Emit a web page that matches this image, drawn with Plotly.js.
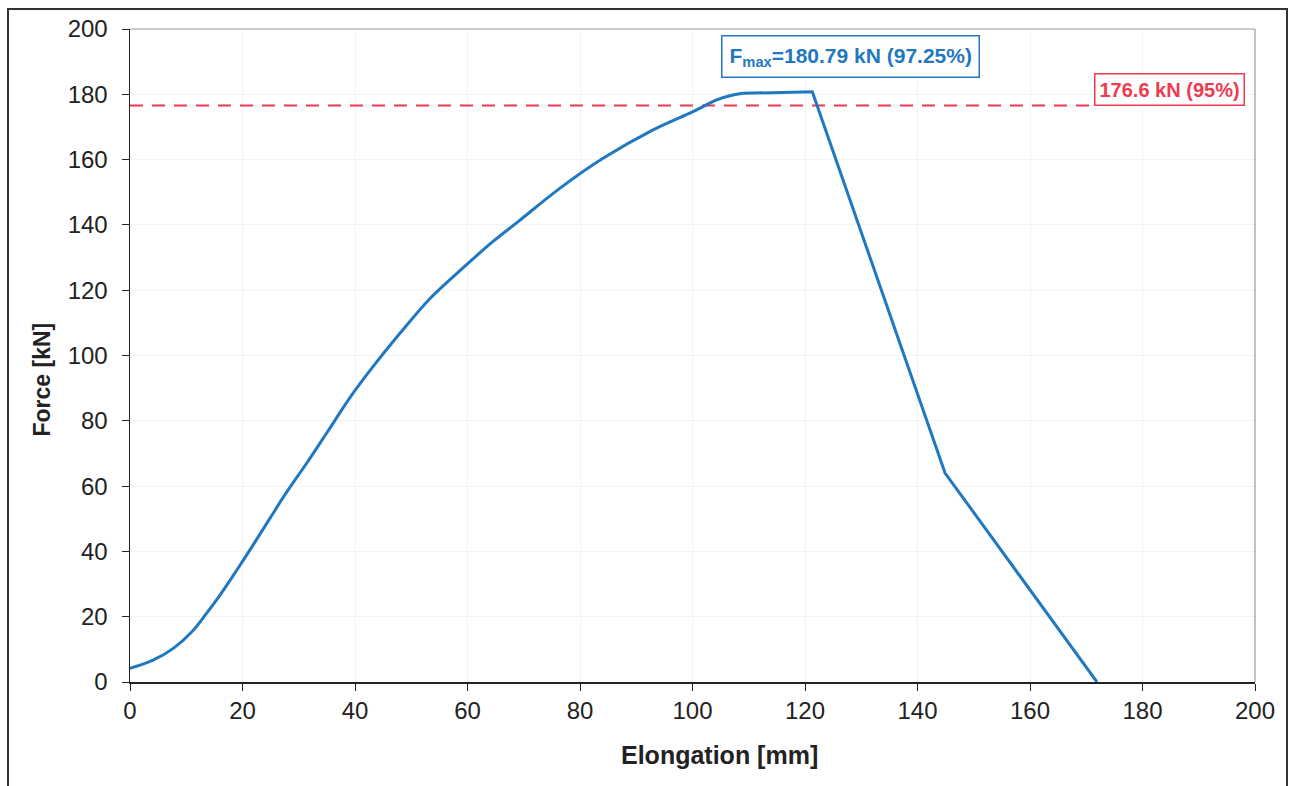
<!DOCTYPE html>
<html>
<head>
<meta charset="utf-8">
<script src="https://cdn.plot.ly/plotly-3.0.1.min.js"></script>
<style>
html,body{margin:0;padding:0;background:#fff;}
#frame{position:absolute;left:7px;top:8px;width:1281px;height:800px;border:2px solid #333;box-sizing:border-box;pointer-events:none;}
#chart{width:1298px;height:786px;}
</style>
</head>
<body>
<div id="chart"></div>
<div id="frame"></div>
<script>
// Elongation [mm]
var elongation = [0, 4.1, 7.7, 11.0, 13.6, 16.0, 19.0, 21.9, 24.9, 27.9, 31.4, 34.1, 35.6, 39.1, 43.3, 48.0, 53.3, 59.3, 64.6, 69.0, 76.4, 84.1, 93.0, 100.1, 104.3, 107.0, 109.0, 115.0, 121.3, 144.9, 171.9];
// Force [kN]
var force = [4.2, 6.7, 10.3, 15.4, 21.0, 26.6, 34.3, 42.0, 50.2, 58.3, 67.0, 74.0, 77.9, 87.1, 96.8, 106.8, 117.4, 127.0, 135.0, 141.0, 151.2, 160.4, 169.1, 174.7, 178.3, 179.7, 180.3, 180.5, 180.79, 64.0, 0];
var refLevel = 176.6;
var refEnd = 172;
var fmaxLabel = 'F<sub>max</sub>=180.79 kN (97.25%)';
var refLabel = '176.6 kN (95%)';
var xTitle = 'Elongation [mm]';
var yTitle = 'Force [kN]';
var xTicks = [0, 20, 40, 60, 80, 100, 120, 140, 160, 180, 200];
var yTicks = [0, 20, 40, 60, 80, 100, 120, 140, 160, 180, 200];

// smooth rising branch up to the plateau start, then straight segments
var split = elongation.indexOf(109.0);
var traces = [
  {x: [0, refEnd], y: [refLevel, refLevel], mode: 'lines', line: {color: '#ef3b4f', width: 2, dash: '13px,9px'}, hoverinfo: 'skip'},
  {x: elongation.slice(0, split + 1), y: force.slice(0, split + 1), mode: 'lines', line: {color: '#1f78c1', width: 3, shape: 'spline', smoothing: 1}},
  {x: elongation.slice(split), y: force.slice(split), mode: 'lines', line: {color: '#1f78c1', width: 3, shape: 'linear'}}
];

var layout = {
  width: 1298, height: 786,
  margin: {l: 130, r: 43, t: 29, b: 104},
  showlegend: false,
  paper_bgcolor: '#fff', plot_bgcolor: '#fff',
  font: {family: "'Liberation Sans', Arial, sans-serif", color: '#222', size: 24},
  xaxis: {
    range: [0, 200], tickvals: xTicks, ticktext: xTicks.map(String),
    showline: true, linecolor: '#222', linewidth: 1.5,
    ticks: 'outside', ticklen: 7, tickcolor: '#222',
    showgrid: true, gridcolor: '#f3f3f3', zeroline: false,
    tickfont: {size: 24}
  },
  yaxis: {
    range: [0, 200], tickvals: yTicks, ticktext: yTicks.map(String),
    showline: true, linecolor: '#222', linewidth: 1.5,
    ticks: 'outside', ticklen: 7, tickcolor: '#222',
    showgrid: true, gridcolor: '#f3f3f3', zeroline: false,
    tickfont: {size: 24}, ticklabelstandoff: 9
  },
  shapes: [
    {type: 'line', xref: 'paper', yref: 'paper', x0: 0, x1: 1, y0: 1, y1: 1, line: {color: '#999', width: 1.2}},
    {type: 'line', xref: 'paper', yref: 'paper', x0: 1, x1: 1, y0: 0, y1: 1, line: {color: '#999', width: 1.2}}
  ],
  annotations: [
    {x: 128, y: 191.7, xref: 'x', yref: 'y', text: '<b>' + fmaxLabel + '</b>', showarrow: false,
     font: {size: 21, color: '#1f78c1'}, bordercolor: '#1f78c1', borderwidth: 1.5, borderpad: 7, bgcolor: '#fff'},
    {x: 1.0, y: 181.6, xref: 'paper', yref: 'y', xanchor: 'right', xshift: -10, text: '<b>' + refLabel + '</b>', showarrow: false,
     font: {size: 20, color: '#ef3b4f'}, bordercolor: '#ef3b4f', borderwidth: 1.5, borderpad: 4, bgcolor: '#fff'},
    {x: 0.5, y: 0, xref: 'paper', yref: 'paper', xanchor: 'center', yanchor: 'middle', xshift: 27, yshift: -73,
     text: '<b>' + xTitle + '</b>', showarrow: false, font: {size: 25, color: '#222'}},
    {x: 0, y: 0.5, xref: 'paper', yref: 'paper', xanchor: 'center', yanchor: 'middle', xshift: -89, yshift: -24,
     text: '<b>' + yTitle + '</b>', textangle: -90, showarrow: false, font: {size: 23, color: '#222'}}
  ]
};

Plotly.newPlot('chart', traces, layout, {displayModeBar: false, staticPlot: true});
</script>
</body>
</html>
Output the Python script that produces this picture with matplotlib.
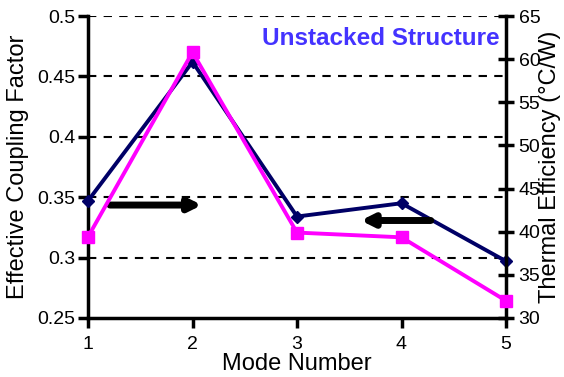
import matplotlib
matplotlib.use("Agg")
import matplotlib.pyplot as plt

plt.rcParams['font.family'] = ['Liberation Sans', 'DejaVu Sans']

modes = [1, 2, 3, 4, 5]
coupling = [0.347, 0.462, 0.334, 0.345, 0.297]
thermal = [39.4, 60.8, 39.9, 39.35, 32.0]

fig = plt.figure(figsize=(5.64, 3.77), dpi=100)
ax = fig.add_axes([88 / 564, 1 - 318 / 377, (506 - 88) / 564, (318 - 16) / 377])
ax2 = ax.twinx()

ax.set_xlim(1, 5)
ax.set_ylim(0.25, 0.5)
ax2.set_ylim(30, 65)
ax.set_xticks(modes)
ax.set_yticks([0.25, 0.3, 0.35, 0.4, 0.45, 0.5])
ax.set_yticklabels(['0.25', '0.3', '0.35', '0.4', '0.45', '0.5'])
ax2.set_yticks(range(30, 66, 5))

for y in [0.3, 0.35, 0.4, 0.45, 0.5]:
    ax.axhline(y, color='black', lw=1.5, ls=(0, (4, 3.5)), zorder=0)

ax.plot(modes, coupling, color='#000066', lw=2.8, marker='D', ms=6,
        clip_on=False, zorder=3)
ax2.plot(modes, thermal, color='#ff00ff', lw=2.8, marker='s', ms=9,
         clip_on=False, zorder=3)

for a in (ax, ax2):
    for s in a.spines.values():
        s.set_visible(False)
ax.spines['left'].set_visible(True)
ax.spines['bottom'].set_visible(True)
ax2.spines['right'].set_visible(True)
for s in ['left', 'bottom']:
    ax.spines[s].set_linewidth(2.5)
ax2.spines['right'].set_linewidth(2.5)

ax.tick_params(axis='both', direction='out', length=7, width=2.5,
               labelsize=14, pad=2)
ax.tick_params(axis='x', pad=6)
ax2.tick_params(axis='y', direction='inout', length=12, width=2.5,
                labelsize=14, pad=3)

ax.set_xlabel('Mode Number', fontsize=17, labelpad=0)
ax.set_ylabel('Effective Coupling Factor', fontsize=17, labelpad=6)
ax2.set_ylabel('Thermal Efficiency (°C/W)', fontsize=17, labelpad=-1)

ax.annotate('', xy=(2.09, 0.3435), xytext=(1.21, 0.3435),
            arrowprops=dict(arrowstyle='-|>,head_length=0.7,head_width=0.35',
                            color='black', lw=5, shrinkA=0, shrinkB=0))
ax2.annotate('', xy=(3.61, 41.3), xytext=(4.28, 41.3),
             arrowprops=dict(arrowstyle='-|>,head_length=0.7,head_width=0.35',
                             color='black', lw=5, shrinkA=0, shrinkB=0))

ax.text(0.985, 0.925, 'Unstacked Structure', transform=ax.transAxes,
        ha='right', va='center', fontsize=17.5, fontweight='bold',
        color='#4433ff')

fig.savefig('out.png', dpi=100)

TO DO:
Repeat the data exactly in full, omitting its pictures.

WRITTEN SOLUTION:
Emit a web page that matches this image, drawn with Plotly.js.
<!DOCTYPE html>
<html>
<head>
<meta charset="utf-8">
<script src="https://cdn.plot.ly/plotly-3.0.1.min.js"></script>
<style>
html,body{margin:0;padding:0;background:#fff;}
#frame{position:absolute;left:7px;top:8px;width:1281px;height:800px;border:2px solid #333;box-sizing:border-box;pointer-events:none;}
#chart{width:1298px;height:786px;}
</style>
</head>
<body>
<div id="chart"></div>
<div id="frame"></div>
<script>
// Elongation [mm]
var elongation = [0, 4.1, 7.7, 11.0, 13.6, 16.0, 19.0, 21.9, 24.9, 27.9, 31.4, 34.1, 35.6, 39.1, 43.3, 48.0, 53.3, 59.3, 64.6, 69.0, 76.4, 84.1, 93.0, 100.1, 104.3, 107.0, 109.0, 115.0, 121.3, 144.9, 171.9];
// Force [kN]
var force = [4.2, 6.7, 10.3, 15.4, 21.0, 26.6, 34.3, 42.0, 50.2, 58.3, 67.0, 74.0, 77.9, 87.1, 96.8, 106.8, 117.4, 127.0, 135.0, 141.0, 151.2, 160.4, 169.1, 174.7, 178.3, 179.7, 180.3, 180.5, 180.79, 64.0, 0];
var refLevel = 176.6;
var refEnd = 172;
var fmaxLabel = 'F<sub>max</sub>=180.79 kN (97.25%)';
var refLabel = '176.6 kN (95%)';
var xTitle = 'Elongation [mm]';
var yTitle = 'Force [kN]';
var xTicks = [0, 20, 40, 60, 80, 100, 120, 140, 160, 180, 200];
var yTicks = [0, 20, 40, 60, 80, 100, 120, 140, 160, 180, 200];

// smooth rising branch up to the plateau start, then straight segments
var split = elongation.indexOf(109.0);
var traces = [
  {x: [0, refEnd], y: [refLevel, refLevel], mode: 'lines', line: {color: '#ef3b4f', width: 2, dash: '13px,9px'}, hoverinfo: 'skip'},
  {x: elongation.slice(0, split + 1), y: force.slice(0, split + 1), mode: 'lines', line: {color: '#1f78c1', width: 3, shape: 'spline', smoothing: 1}},
  {x: elongation.slice(split), y: force.slice(split), mode: 'lines', line: {color: '#1f78c1', width: 3, shape: 'linear'}}
];

var layout = {
  width: 1298, height: 786,
  margin: {l: 130, r: 43, t: 29, b: 104},
  showlegend: false,
  paper_bgcolor: '#fff', plot_bgcolor: '#fff',
  font: {family: "'Liberation Sans', Arial, sans-serif", color: '#222', size: 24},
  xaxis: {
    range: [0, 200], tickvals: xTicks, ticktext: xTicks.map(String),
    showline: true, linecolor: '#222', linewidth: 1.5,
    ticks: 'outside', ticklen: 7, tickcolor: '#222',
    showgrid: true, gridcolor: '#f3f3f3', zeroline: false,
    tickfont: {size: 24}
  },
  yaxis: {
    range: [0, 200], tickvals: yTicks, ticktext: yTicks.map(String),
    showline: true, linecolor: '#222', linewidth: 1.5,
    ticks: 'outside', ticklen: 7, tickcolor: '#222',
    showgrid: true, gridcolor: '#f3f3f3', zeroline: false,
    tickfont: {size: 24}, ticklabelstandoff: 9
  },
  shapes: [
    {type: 'line', xref: 'paper', yref: 'paper', x0: 0, x1: 1, y0: 1, y1: 1, line: {color: '#999', width: 1.2}},
    {type: 'line', xref: 'paper', yref: 'paper', x0: 1, x1: 1, y0: 0, y1: 1, line: {color: '#999', width: 1.2}}
  ],
  annotations: [
    {x: 128, y: 191.7, xref: 'x', yref: 'y', text: '<b>' + fmaxLabel + '</b>', showarrow: false,
     font: {size: 21, color: '#1f78c1'}, bordercolor: '#1f78c1', borderwidth: 1.5, borderpad: 7, bgcolor: '#fff'},
    {x: 1.0, y: 181.6, xref: 'paper', yref: 'y', xanchor: 'right', xshift: -10, text: '<b>' + refLabel + '</b>', showarrow: false,
     font: {size: 20, color: '#ef3b4f'}, bordercolor: '#ef3b4f', borderwidth: 1.5, borderpad: 4, bgcolor: '#fff'},
    {x: 0.5, y: 0, xref: 'paper', yref: 'paper', xanchor: 'center', yanchor: 'middle', xshift: 27, yshift: -73,
     text: '<b>' + xTitle + '</b>', showarrow: false, font: {size: 25, color: '#222'}},
    {x: 0, y: 0.5, xref: 'paper', yref: 'paper', xanchor: 'center', yanchor: 'middle', xshift: -89, yshift: -24,
     text: '<b>' + yTitle + '</b>', textangle: -90, showarrow: false, font: {size: 23, color: '#222'}}
  ]
};

Plotly.newPlot('chart', traces, layout, {displayModeBar: false, staticPlot: true});
</script>
</body>
</html>
Output the Python script that produces this picture with matplotlib.
import matplotlib
matplotlib.use("Agg")
import matplotlib.pyplot as plt

plt.rcParams['font.family'] = ['Liberation Sans', 'DejaVu Sans']

modes = [1, 2, 3, 4, 5]
coupling = [0.347, 0.462, 0.334, 0.345, 0.297]
thermal = [39.4, 60.8, 39.9, 39.35, 32.0]

fig = plt.figure(figsize=(5.64, 3.77), dpi=100)
ax = fig.add_axes([88 / 564, 1 - 318 / 377, (506 - 88) / 564, (318 - 16) / 377])
ax2 = ax.twinx()

ax.set_xlim(1, 5)
ax.set_ylim(0.25, 0.5)
ax2.set_ylim(30, 65)
ax.set_xticks(modes)
ax.set_yticks([0.25, 0.3, 0.35, 0.4, 0.45, 0.5])
ax.set_yticklabels(['0.25', '0.3', '0.35', '0.4', '0.45', '0.5'])
ax2.set_yticks(range(30, 66, 5))

for y in [0.3, 0.35, 0.4, 0.45, 0.5]:
    ax.axhline(y, color='black', lw=1.5, ls=(0, (4, 3.5)), zorder=0)

ax.plot(modes, coupling, color='#000066', lw=2.8, marker='D', ms=6,
        clip_on=False, zorder=3)
ax2.plot(modes, thermal, color='#ff00ff', lw=2.8, marker='s', ms=9,
         clip_on=False, zorder=3)

for a in (ax, ax2):
    for s in a.spines.values():
        s.set_visible(False)
ax.spines['left'].set_visible(True)
ax.spines['bottom'].set_visible(True)
ax2.spines['right'].set_visible(True)
for s in ['left', 'bottom']:
    ax.spines[s].set_linewidth(2.5)
ax2.spines['right'].set_linewidth(2.5)

ax.tick_params(axis='both', direction='out', length=7, width=2.5,
               labelsize=14, pad=2)
ax.tick_params(axis='x', pad=6)
ax2.tick_params(axis='y', direction='inout', length=12, width=2.5,
                labelsize=14, pad=3)

ax.set_xlabel('Mode Number', fontsize=17, labelpad=0)
ax.set_ylabel('Effective Coupling Factor', fontsize=17, labelpad=6)
ax2.set_ylabel('Thermal Efficiency (°C/W)', fontsize=17, labelpad=-1)

ax.annotate('', xy=(2.09, 0.3435), xytext=(1.21, 0.3435),
            arrowprops=dict(arrowstyle='-|>,head_length=0.7,head_width=0.35',
                            color='black', lw=5, shrinkA=0, shrinkB=0))
ax2.annotate('', xy=(3.61, 41.3), xytext=(4.28, 41.3),
             arrowprops=dict(arrowstyle='-|>,head_length=0.7,head_width=0.35',
                             color='black', lw=5, shrinkA=0, shrinkB=0))

ax.text(0.985, 0.925, 'Unstacked Structure', transform=ax.transAxes,
        ha='right', va='center', fontsize=17.5, fontweight='bold',
        color='#4433ff')

fig.savefig('out.png', dpi=100)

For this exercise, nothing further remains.